Unfortunately, this ties into my biggest problem with the film, which is that I strongly dislike stories in which agency is completely removed from the characters. Once it is established that the children are practically gods and that there’s nothing the adults can do to stop them, it immediately becomes less of a thriller to me and more torture porn, torturous for me because I still have to wait an hour before the film drags itself to a conclusion. Same with the character deaths, which have that Carpenter gruesomeness, but don’t have much of an emotional impact because the characters barely enter the scene before they’re immediately killed off. It’s the same kind of problem I had with Rosemary’s Baby, a film which I slagged off despite it having such critical and commercial acclaim. Rosemary accomplishes absolutely nothing in that film, nor does she ever come close to it, so what’s the point in watching? Which doesn’t mean I don’t like downer endings in my stories, all of my favorite directors have done it, I just don’t like being bored out of my skull when it happens. To it’s credit we do get a bit of action towards the end, and Carpenter does set the stage for the climax earlier in the film, but by the time the film got there I was just ready for it to be over. Also the ending of Scanners did something similar but did it better.

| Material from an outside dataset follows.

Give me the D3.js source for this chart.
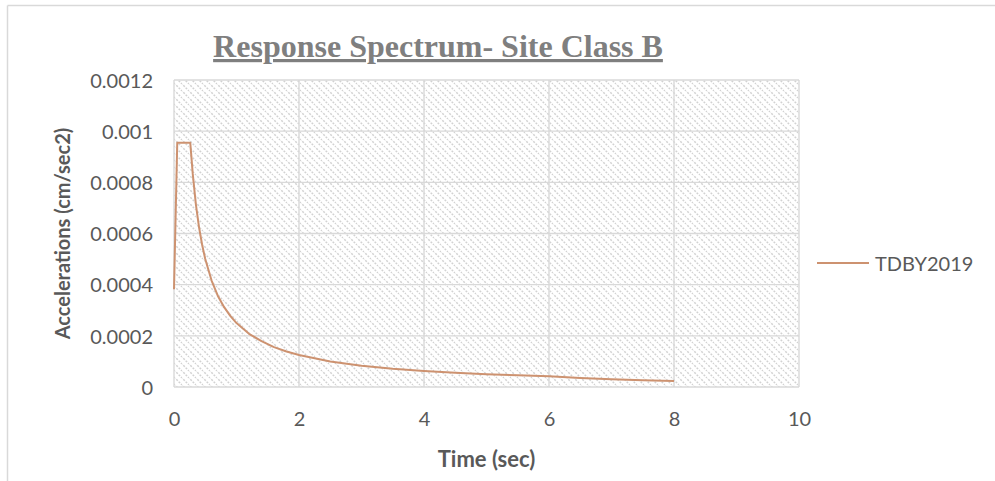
<!DOCTYPE html>
<html>
<head>
<meta charset="utf-8">
<script src="https://cdn.jsdelivr.net/npm/d3@7"></script>
<style>
  html, body { margin: 0; padding: 0; background: #ffffff; }
  svg { display: block; }
</style>
</head>
<body>
<svg id="chart" width="995" height="481"></svg>
<script>
// ---- data ----
const periods = [0, 0.052, 0.26, 0.3, 0.35, 0.4, 0.45, 0.5, 0.6, 0.7, 0.8, 0.9, 1.0,
  1.2, 1.4, 1.6, 1.8, 2.0, 2.5, 3.0, 3.5, 4.0, 4.5, 5.0, 5.5, 6.0, 6.5, 7.0, 7.5, 8.0];
const accels = [0.000382, 0.000955, 0.000955, 0.000833, 0.000714, 0.000625, 0.000556,
  0.0005, 0.000417, 0.000357, 0.000313, 0.000278, 0.00025, 0.000208, 0.000179,
  0.000156, 0.000139, 0.000125, 0.0001, 0.0000833, 0.0000714, 0.0000625, 0.0000556,
  0.00005, 0.0000455, 0.0000417, 0.0000355, 0.0000306, 0.0000267, 0.0000234];
const seriesName = "TDBY2019";
const xTicks = [0, 2, 4, 6, 8, 10];
const yTicks = [0, 0.0002, 0.0004, 0.0006, 0.0008, 0.001, 0.0012];
const yTickLabels = ["0", "0.0002", "0.0004", "0.0006", "0.0008", "0.001", "0.0012"];
const titleText = "Response Spectrum- Site Class B";
const xTitle = "Time (sec)";
const yTitle = "Accelerations (cm/sec2)";

const svg = d3.select("#chart");
const W = 995, H = 481;
const plot = { left: 174, right: 799, top: 80, bottom: 387 };

const x = d3.scaleLinear().domain([0, 10]).range([plot.left, plot.right]);
const y = d3.scaleLinear().domain([0, 0.0012]).range([plot.bottom, plot.top]);

// hatch pattern
const defs = svg.append("defs");
const P = 7;
const pat = defs.append("pattern")
  .attr("id", "hatch").attr("patternUnits", "userSpaceOnUse")
  .attr("width", P).attr("height", P);
pat.append("rect").attr("width", P).attr("height", P).attr("fill", "#ffffff");
pat.append("path")
  .attr("d", `M-1,-1 L${P + 1},${P + 1} M${-P / 2 - 1},${P / 2 - 1} L${P / 2 + 1},${P + P / 2 + 1} M${P / 2 - 1},${-P / 2 - 1} L${P + P / 2 + 1},${P / 2 + 1}`)
  .attr("stroke", "#d2d2d2").attr("stroke-width", 1.5)
  .attr("stroke-dasharray", "2,1.3");

// outer chart border (top and left visible)
svg.append("line").attr("x1", 7.5).attr("x2", W).attr("y1", 5.5).attr("y2", 5.5)
  .attr("stroke", "#d9d9d9").attr("stroke-width", 1.5);
svg.append("line").attr("x1", 7.5).attr("x2", 7.5).attr("y1", 5.5).attr("y2", H)
  .attr("stroke", "#d9d9d9").attr("stroke-width", 1.5);

// plot area background
svg.append("rect")
  .attr("x", plot.left).attr("y", plot.top)
  .attr("width", plot.right - plot.left).attr("height", plot.bottom - plot.top)
  .attr("fill", "url(#hatch)");

// gridlines
const grid = svg.append("g").attr("stroke", "#d9d9d9").attr("stroke-width", 1.4);
grid.selectAll(".gy").data(yTicks).join("line")
  .attr("x1", plot.left).attr("x2", plot.right)
  .attr("y1", d => y(d)).attr("y2", d => y(d));
grid.selectAll(".gx").data(xTicks).join("line")
  .attr("y1", plot.top).attr("y2", plot.bottom)
  .attr("x1", d => x(d)).attr("x2", d => x(d));

// axes (labels only)
const font = "Lato, 'Noto Sans', sans-serif";
const xAxis = d3.axisBottom(x).tickValues(xTicks).tickSize(0).tickPadding(0)
  .tickFormat(d3.format("d"));
const gx = svg.append("g").attr("transform", `translate(0,${plot.bottom})`).call(xAxis);
gx.select(".domain").remove();
gx.selectAll("text").attr("font-family", font).attr("font-size", 20)
  .attr("fill", "#595959").attr("dy", null).attr("y", 38.5);

const yAxis = d3.axisLeft(y).tickValues(yTicks).tickSize(0).tickPadding(0)
  .tickFormat((d, i) => yTickLabels[i]);
const gy = svg.append("g").attr("transform", `translate(${plot.left},0)`).call(yAxis);
gy.select(".domain").remove();
gy.selectAll("text").attr("font-family", font).attr("font-size", 20)
  .attr("fill", "#595959").attr("x", -21).attr("dy", "0.36em");

// series line
const line = d3.line().x((d, i) => x(periods[i])).y((d, i) => y(accels[i]));
svg.append("path")
  .datum(accels)
  .attr("d", line)
  .attr("fill", "none")
  .attr("stroke", "#cd9270")
  .attr("stroke-width", 2)
  .attr("stroke-linejoin", "round");

// title
svg.append("text")
  .attr("x", 438).attr("y", 57)
  .attr("text-anchor", "middle")
  .attr("font-family", "'Liberation Serif', 'Times New Roman', serif")
  .attr("font-weight", "bold").attr("font-size", 32)
  .attr("fill", "#7f7f7f")
  .style("text-decoration", "underline")
  .text(titleText);

// axis titles
svg.append("text")
  .attr("x", (plot.left + plot.right) / 2).attr("y", 467)
  .attr("text-anchor", "middle")
  .attr("font-family", font).attr("font-weight", "bold").attr("font-size", 22)
  .attr("fill", "#595959")
  .text(xTitle);
svg.append("text")
  .attr("transform", `translate(70,${(plot.top + plot.bottom) / 2}) rotate(-90)`)
  .attr("text-anchor", "middle")
  .attr("font-family", font).attr("font-weight", "bold").attr("font-size", 20)
  .attr("fill", "#595959")
  .text(yTitle);

// legend
const lg = svg.append("g");
lg.append("line").attr("x1", 817).attr("x2", 869).attr("y1", 263).attr("y2", 263)
  .attr("stroke", "#cd9270").attr("stroke-width", 2);
lg.append("text").attr("x", 875).attr("y", 270.5)
  .attr("font-family", font).attr("font-size", 20).attr("fill", "#595959")
  .text(seriesName);
</script>
</body>
</html>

Acting-wise, there’s not much to say. Christopher Reeve is pretty good, showing some dramatic range that you never really got to see in the Superman. Kirstie Alley is ok but kind of onenote by the nature of her character. Always nice to see Mark Hamill on screen even if he wasn’t all that important to the plot, and everyone else I didn’t recognize and probably came across as far more interesting in the original story.

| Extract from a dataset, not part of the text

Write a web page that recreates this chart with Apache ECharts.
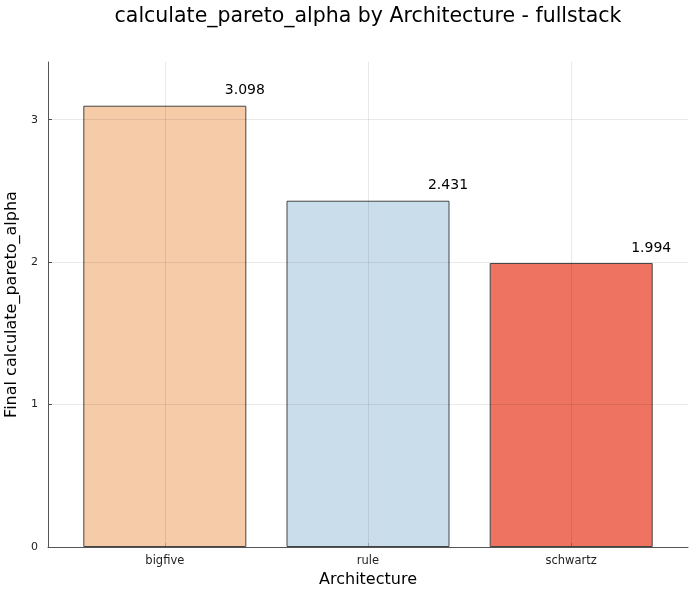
<!DOCTYPE html>
<html>
<head>
<meta charset="utf-8">
<script src="https://cdn.jsdelivr.net/npm/echarts@6/dist/echarts.min.js"></script>
<style>html,body{margin:0;padding:0;background:#fff}#c{width:700px;height:600px}</style>
</head>
<body>
<div id="c"></div>
<script>
const categories = ["bigfive", "rule", "schwartz"];
const values = [3.098, 2.431, 1.994];
const valueLabels = ["3.098", "2.431", "1.994"];
const barColors = ["rgba(242,190,146,0.8)", "rgba(188,212,230,0.8)", "rgba(235,80,58,0.8)"];
const yTicks = [0, 1, 2, 3];
const FONT = "DejaVu Sans";

const chart = echarts.init(document.getElementById('c'), null, {renderer: 'canvas'});
const positions = categories.map((c, i) => i + 1);

chart.setOption({
  animation: false,
  backgroundColor: '#ffffff',
  title: {
    text: 'calculate_pareto_alpha by Architecture - fullstack',
    left: 368, top: 6, padding: 0, textAlign: 'center',
    textStyle: {fontFamily: FONT, fontSize: 20.5, fontWeight: 'normal', color: '#000'}
  },
  grid: {left: 48, right: 12, top: 62, bottom: 53, containLabel: false, outerBoundsMode: 'none'},
  xAxis: {
    type: 'value', min: 0.425, max: 3.575,
    name: 'Architecture', nameLocation: 'middle', nameGap: 25,
    nameTextStyle: {fontFamily: FONT, fontSize: 16, color: '#000'},
    axisLine: {show: true, lineStyle: {color: '#555', width: 1}},
    axisTick: {show: true, inside: true, length: 4, customValues: positions, lineStyle: {color: '#555'}},
    axisLabel: {customValues: positions, fontFamily: FONT, fontSize: 11.5, color: '#222', margin: 8,
      formatter: v => categories[Math.round(v) - 1] || ''},
    splitLine: {show: false}
  },
  yAxis: {
    type: 'value', min: 0, max: 3.405,
    name: 'Final calculate_pareto_alpha', nameLocation: 'middle', nameGap: 24,
    nameTextStyle: {fontFamily: FONT, fontSize: 16, color: '#000'},
    axisLine: {show: true, lineStyle: {color: '#555', width: 1}},
    axisTick: {show: true, inside: true, length: 4, customValues: yTicks, lineStyle: {color: '#555'}},
    axisLabel: {customValues: yTicks, fontFamily: FONT, fontSize: 11, color: '#222', margin: 10,
      formatter: v => String(v)},
    splitLine: {show: false}
  },
  series: [{
    type: 'bar',
    z: 3,
    barWidth: 163,
    data: values.map((v, i) => ({
      value: [positions[i], v],
      itemStyle: {color: barColors[i]},
      label: {formatter: valueLabels[i]}
    })),
    itemStyle: {borderColor: '#444', borderWidth: 1},
    label: {show: true, position: 'top', distance: 8, offset: [80, 0],
      fontFamily: FONT, fontSize: 14, color: '#000'}
  }, {
    type: 'line',
    z: 1,
    data: [],
    markLine: {
      silent: true, symbol: 'none', label: {show: false},
      lineStyle: {color: 'rgba(0,0,0,0.085)', width: 1, type: 'solid'},
      data: positions.map(p => ({xAxis: p})).concat(yTicks.slice(1).map(t => ({yAxis: t})))
    }
  }]
});
</script>
</body>
</html>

Music-wise, apparently Carpenter shared soundtrack duties with Dave Davies, one of the members of the insanely good and insanely underrated English band of The Kinks. While a connection could be made to Carpenter’s previous musical contributions to his films, I didn’t really make the Davies connection until I looked more into the film’s production. While it’s not horrible by any means, I think both men have done better work.

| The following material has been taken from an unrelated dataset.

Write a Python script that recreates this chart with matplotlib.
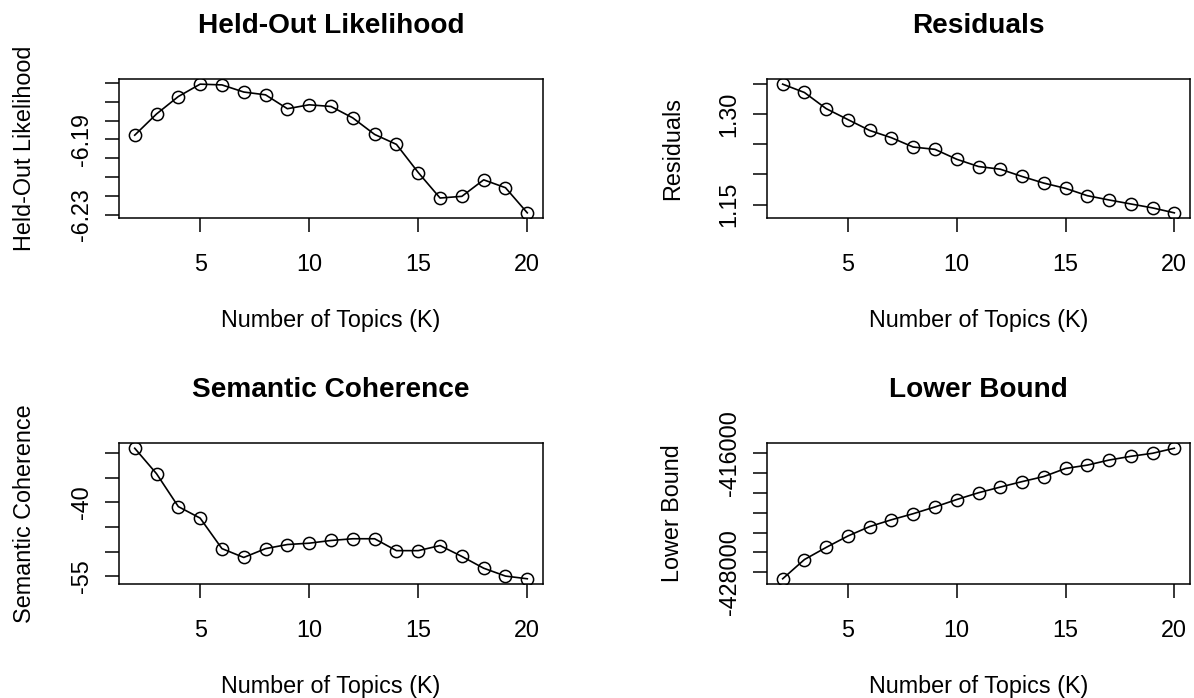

John Carpenter tends to get a lot of flak from people for the later part of his career, and the films he directed during that period have never gotten the kind of love that his work in the early 80’s. Some of them, like inevitable Marathon entry Ghosts of Mars, is downright despised if Rotten Tomatoes is anything to go by. However, although I have my issues with Village of the Damned, I wouldn’t say it’s a film devoid of merit or unworthy of attention, and for that reason I’m giving it a tentative recommendation. Carpenter’s made better movies, but there are plenty of people out there that have made worse. If you’re a fan of the original Outer Limits or that one episode of The Twilight Zone where Bill Mumy is sending folks to the cornfield, then try out this little number this Halloween and see how you like it. And if you’re ever in the town of Midwich, avoid the barbecue. You’ll never know what you’re gonna get.